As laser and optical technician for close to 15 years now with 9,000+ repairs, calibrations and QA checks under my belt, I've seen quite possibly every brand and model of laser on the bench, inside and out.
If you'd asked me 7 years ago which laser level was the hands down best unit I would have had 3 different suggestions - The Japanese built Sokkia's LP31 a successor to Sokkisha's rock solid LP3A, The iconic top heavy Spectra Physics LL500 from Dayton, USA or Laser Reference's L4 out of the modest factory in San Jose in California.
These lasers had three things going for them:
Accuracy: Using proven technology from high-end optical surveying instruments they were hand assembled by skilled technicians to produce some of the most accurate lasers ever built. They had temperature and vibration compensation as standard.
Serviceability: All parts were available. Every screw, prism, piece of glass, and wire was replaceable. Write-offs were rare and the reason that these units are still in service today, 20 years on.
Efficiency: Good design and minimal moving parts meant these laser all clocked over 100 hours on one set of batteries.
So, what happened? To save costs Sokkia stopped manufacture of the LP31 and LP31A shortly after the company was acquired by Topcon, opting for a Topcon's servo driven solution. Spectra Physics was acquired by Trimble and started manufacturing the LL500 in China, parts were reduced to complete assemblies and the unit lost is serviceability. Like other, similar, industries, we've seen an influx of manufacturers coming out of China and parts of Europe where labour is cheap. Two things happened, 1. The big names see an opportunity to increase profits and move manufacturing abroad and 2. Factories re-badge and re-brand the inferior OEM products causing a significant increase in the amount brands available. The laser industry, once filled with a few specialised manufacturing companies is now diluted by 100's brands that pollute the hardware stores. $49.95 specials that lull the consumer with promises of accuracy and reliability.
So how do these units look in comparison to the classics of the past, Let's take a look:
Accuracy? Opting for a motor driven levelling system, moving parts are increased, the need for skilled labour is removed and as a result - accuracy in compromised and Temperature and vibration compensation is removed.

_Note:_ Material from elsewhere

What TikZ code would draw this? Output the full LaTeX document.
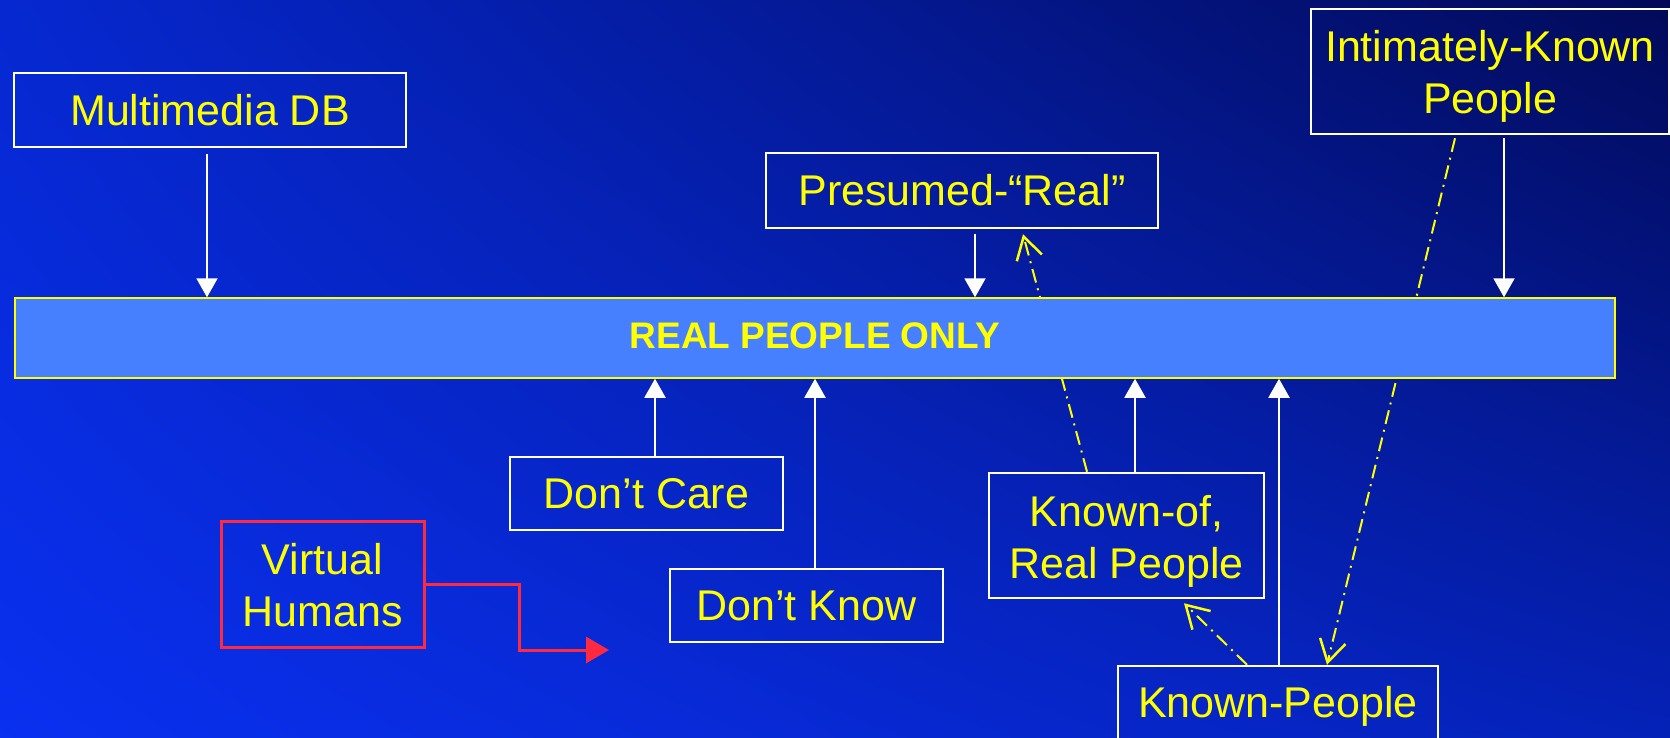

Serviceability? A tool for life? Nope. Expect to replace a dropped unit. In fact with all the moving parts, there's a good chance you won't even need to drop the unit before it fails...
Efficiency? You would think that with the evolutionary leaps and bounds of the battery industry we'd see an improvement here. Unfortunately, with all the moving parts, your looking at more like an average of 30 hours run time. That's right, 70% less out of a set of batteries.
So where does that leave us? We'll, hundreds of brands but seemingly very little choice. A prospective purchaser you could throw down $3000 to 4000 for a premium product from Trimble, Leica or Topcon - which might get you close to the accuracy, serviceability and efficiency that we took for granted but why should we have to pay more for what we had before at a reasonable price?
The good news is, we don't. It turns out after all these years that the modest Laser Reference factory in San Jose, California never stopped making lasers. Hand built, highly serviceable and even better accuracy than before - They even look the same! To this date, you can still buy a Proshot L4 (now the L4.7) with the same repair ability, better efficiency and better accuracy (7 arc seconds or 1mm of deviation per 30m).
If you want to buy one laser level that's going to do the job accurately and keep doing it for years to come - the choice is actually easier than ever before.